Tried to rescale the db after seeing those issues, but stuck at

2022-10-23T09:53:13.718 runner[edbb0830] fra [info] Starting instance
2022-10-23T09:53:19.243 runner[edbb0830] fra [info] Configuring virtual machine
2022-10-23T09:53:19.248 runner[edbb0830] fra [info] Pulling container image
2022-10-23T09:53:21.638 runner[edbb0830] fra [info] Unpacking image
2022-10-23T09:53:21.698 runner[edbb0830] fra [info] Preparing kernel init
2022-10-23T09:53:22.024 runner[edbb0830] fra [info] Setting up volume 'pg_data'
2022-10-23T09:53:22.299 runner[edbb0830] fra [info] Configuring firecracker
2022-10-23T09:53:22.785 runner[edbb0830] fra [info] Starting virtual machine

After rescaling again, it works. I’d love to understand where these kinds of issues arise from.

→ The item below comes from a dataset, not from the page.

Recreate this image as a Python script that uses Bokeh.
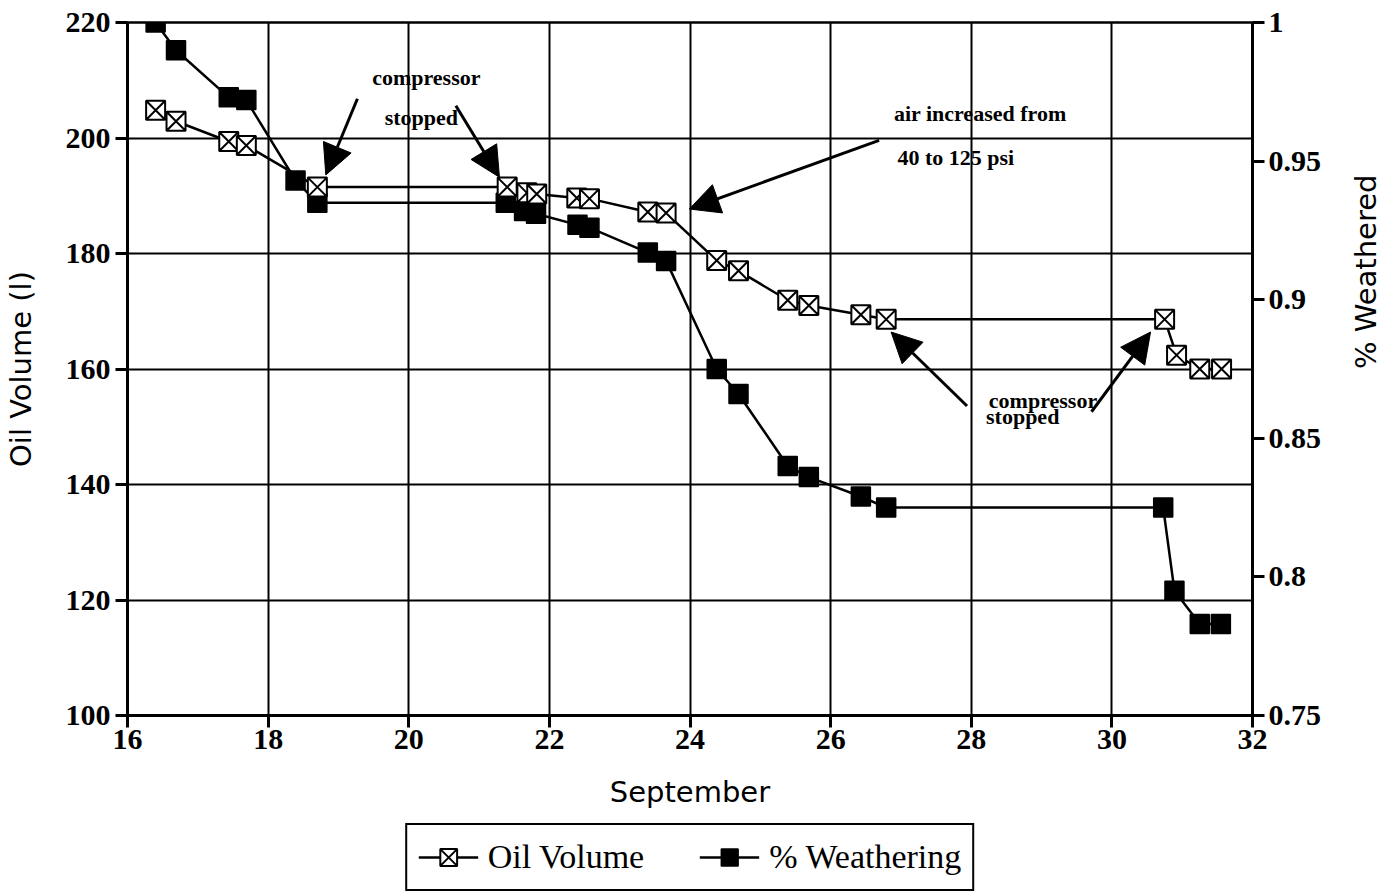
import math
from bokeh.plotting import figure
from bokeh.layouts import column
from bokeh.models import (LinearAxis, Range1d, FixedTicker, Legend, LegendItem,
                          Arrow, NormalHead, Label)
from bokeh.embed import file_html
from bokeh.resources import INLINE

# ---------------- data ----------------
oil_days = [16.40, 16.69, 17.44, 17.69, 18.70, 21.40, 21.68, 21.82, 22.39, 22.57,
            23.40, 23.66, 24.38, 24.69, 25.39, 25.69, 26.43, 26.79, 30.75, 30.92,
            31.25, 31.56]
oil_volume = [204.8, 202.9, 199.4, 198.7, 191.5, 191.5, 190.5, 190.3, 189.6, 189.5,
              187.2, 187.0, 178.8, 177.0, 171.9, 171.0, 169.4, 168.6, 168.6, 162.4,
              160.0, 160.0]

w_days = [16.40, 16.69, 17.44, 17.69, 18.39, 18.70, 21.38, 21.64, 21.81, 22.40,
          22.57, 23.40, 23.66, 24.38, 24.69, 25.39, 25.69, 26.43, 26.79, 30.73,
          30.89, 31.25, 31.55]
weathered = [1.000, 0.990, 0.973, 0.972, 0.943, 0.935, 0.935, 0.932, 0.931, 0.927,
             0.926, 0.917, 0.914, 0.875, 0.866, 0.840, 0.836, 0.829, 0.825, 0.825,
             0.795, 0.783, 0.783]

x_ticks = [16, 18, 20, 22, 24, 26, 28, 30, 32]
left_ticks = [100, 120, 140, 160, 180, 200, 220]
right_ticks = [0.75, 0.8, 0.85, 0.9, 0.95, 1.0]
right_tick_labels = ["0.75", "0.8", "0.85", "0.9", "0.95", "1"]

series_names = ["Oil Volume", "% Weathering"]

# annotations: (text, x, y, align)
notes = [
    ("compressor", 20.25, 210.5, "center"),
    ("stopped", 20.18, 203.6, "center"),
    ("air increased from", 26.90, 204.2, "left"),
    ("40 to 125 psi", 26.95, 196.7, "left"),
    ("compressor", 28.25, 154.6, "left"),
    ("stopped", 28.21, 151.7, "left"),
]
# arrows: (x_start, y_start, x_end, y_end)
arrows = [
    (19.27, 206.8, 18.82, 193.6),
    (20.67, 205.6, 21.29, 193.2),
    (26.69, 199.6, 23.99, 187.7),
    (27.94, 153.6, 26.86, 166.4),
    (29.71, 152.6, 30.55, 166.4),
]

SERIF = "Liberation Serif"
SANS = "DejaVu Sans"

p = figure(frame_width=1125, frame_height=693, output_backend="svg",
           toolbar_location=None, x_range=Range1d(16, 32), y_range=Range1d(100, 220),
           min_border_left=125, min_border_top=22, min_border_right=125,
           min_border_bottom=0, background_fill_color="white",
           border_fill_color="white")
p.extra_y_ranges = {"w": Range1d(0.75, 1.0)}

p.outline_line_color = "black"
p.outline_line_width = 2.5

p.xgrid.ticker = FixedTicker(ticks=x_ticks)
p.ygrid.ticker = FixedTicker(ticks=left_ticks)
for g in (p.xgrid, p.ygrid):
    g.grid_line_color = "black"
    g.grid_line_width = 2

def style_axis(ax):
    ax.axis_line_color = "black"
    ax.axis_line_width = 3
    ax.major_tick_line_color = "black"
    ax.major_tick_line_width = 3
    ax.major_tick_out = 12
    ax.major_tick_in = 0
    ax.minor_tick_line_color = None
    ax.major_label_text_font = SERIF
    ax.major_label_text_font_size = "30px"
    ax.major_label_text_font_style = "bold"
    ax.major_label_text_color = "black"
    ax.axis_label_text_font = SANS
    ax.axis_label_text_font_size = "29px"
    ax.axis_label_text_font_style = "normal"
    ax.axis_label_text_color = "black"

xa = p.xaxis[0]
xa.ticker = FixedTicker(ticks=x_ticks)
xa.axis_label = "September"
style_axis(xa)
xa.major_label_standoff = 2
xa.axis_label_standoff = 23

ya = p.yaxis[0]
ya.ticker = FixedTicker(ticks=left_ticks)
ya.axis_label = "Oil Volume (l)"
style_axis(ya)
ya.major_label_standoff = 5
ya.axis_label_standoff = 25

ra = LinearAxis(y_range_name="w", ticker=FixedTicker(ticks=right_ticks),
                major_label_overrides={t: s for t, s in zip(right_ticks, right_tick_labels)},
                axis_label="% Weathered")
style_axis(ra)
ra.major_label_standoff = 4
ra.axis_label_standoff = 42
if "axis_label_orientation" in LinearAxis.properties():
    ra.axis_label_orientation = math.pi / 2
p.add_layout(ra, "right")

def draw_series(fig, xs, ys, kind, **kw):
    ln = fig.line(xs, ys, line_color="black", line_width=2.5, **kw)
    if kind == "oil":
        sc = fig.scatter(xs, ys, marker="square_x", size=19, fill_color="white",
                         line_color="black", line_width=2, **kw)
    else:
        sc = fig.scatter(xs, ys, marker="square", size=19, fill_color="black",
                         line_color="black", line_width=1.5, **kw)
    return ln, sc

draw_series(p, w_days, weathered, "w", y_range_name="w")
draw_series(p, oil_days, oil_volume, "oil")

for (x0, y0, x1, y1) in arrows:
    p.add_layout(Arrow(x_start=x0, y_start=y0, x_end=x1, y_end=y1,
                       line_color="black", line_width=3,
                       end=NormalHead(size=30, fill_color="black", line_color="black",
                                      line_width=1)))
for (txt, x, y, al) in notes:
    p.add_layout(Label(x=x, y=y, text=txt, text_font=SERIF, text_font_size="22px",
                       text_font_style="bold",
                       text_align=al, text_baseline="middle", text_color="black"))

# legend strip below the chart: its own small figure, same frame width.
# The series are drawn there too but fall outside its (0..1) ranges, so only
# the legend shows.
lg = figure(frame_width=1125, frame_height=72, output_backend="svg",
            toolbar_location=None, min_border_left=125, min_border_right=125,
            min_border_top=10, min_border_bottom=0, x_range=Range1d(0, 1),
            y_range=Range1d(0, 1), outline_line_color=None,
            background_fill_color="white", border_fill_color="white")
lg.axis.visible = False
lg.grid.visible = False
lo, so = draw_series(lg, oil_days, oil_volume, "oil")
lw, sw = draw_series(lg, w_days, weathered, "w")

legend = Legend(items=[LegendItem(label=series_names[0], renderers=[lo, so]),
                       LegendItem(label=series_names[1], renderers=[lw, sw])],
                orientation="horizontal", location="center",
                label_text_font=SERIF, label_text_font_size="34px",
                label_text_color="black", glyph_width=60, glyph_height=42,
                label_standoff=10, spacing=55, padding=11, margin=0,
                label_height=40,
                border_line_color="black", border_line_width=2.5,
                border_line_alpha=1.0,
                background_fill_color="white", background_fill_alpha=1.0)
lg.add_layout(legend)

page = column(p, lg, spacing=0)
open("out.html", "w").write(file_html(page, INLINE))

You need to check all the logs, but from my experience this happens (no eligible masters) when the Postgres process is killed by “out of memory”, something like:

Out of memory: Killed process 5353 (postgres) total-vm:974696kB, anon-rss:188968kB, file-rss:0kB, shmem-rss:550520kB, UID:1000 pgtables:1784kB oom_score_adj:0

Some checks will start to fail (you can check using flyctl checks list -a APP_NAME_HERE).

Maybe the app should be restarted to be back in a good state, but I don’t know how to configure it to restart when the Postgres is killed.

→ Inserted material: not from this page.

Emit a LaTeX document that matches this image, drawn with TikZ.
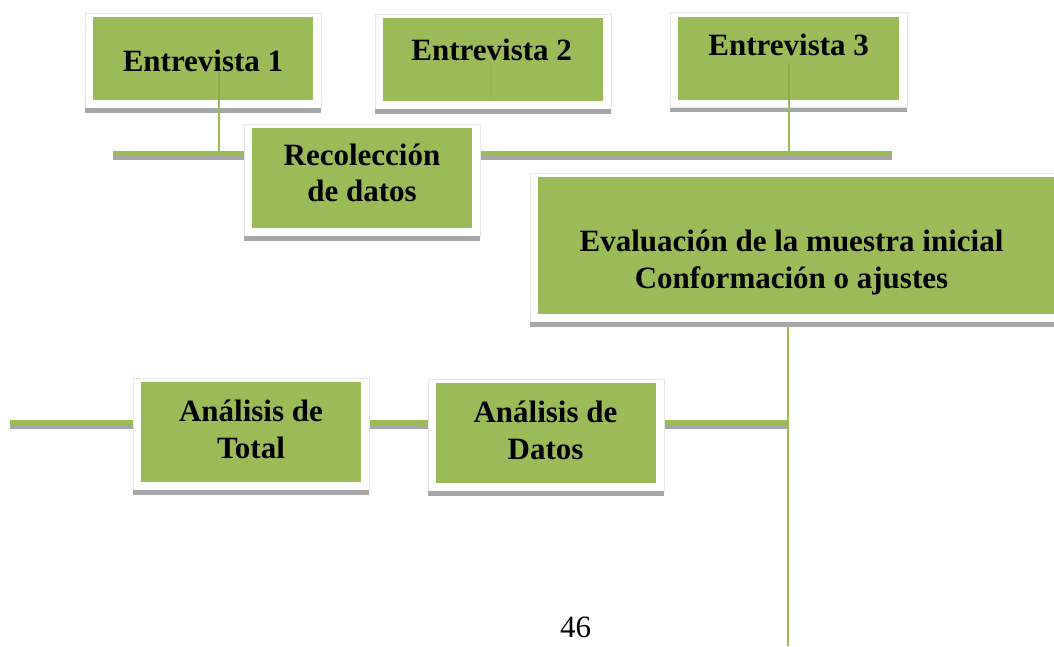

One final note, you should check why are you database needing so much memory, in my case after a few weeks monitoring I have found that is related to long running queries/“stuck open connections” after a app that was using the database was killed by oom and for some reason Postgres would not detect it (I think is related to this: TCP keepalive for a better PostgreSQL experience - CYBERTEC)

Hi, these are excellent advices, thanks. I’m pretty sure that these are not the issues though. I’ve already reduced risks for long running queries or idle connections by adjusting the configuration and setting low timeouts.

The first error was:

Server bk_db/pg1 is DOWN, reason: Layer7 timeout, check duration: 5001ms. 0 active and 1 backup servers left. Running on backup. 103 sessions active, 0 requeued, 0 remaining in queue.

That error is saying the built in haproxy can’t communicate with the postgres leader. Unfortunately, the logs in the post don’t really say why it is unavailable. fly checks list will usually show you what’s going on.

I looked through the previous logs and there was a huge burst of messages like this before it went unavailable:

ERROR:  canceling statement due to statement timeout

It’s most likely that the Postgres process crashed due to some kind of load (or deadlocked) and it didn’t restart properly.

fly image update might have fixes that will help with this case, and should also have less chatty logs.

Alright, thanks, will run the check next time I encounter issues. Also, I updated the image. Thanks for checking and for you help @crossworth and @kurt!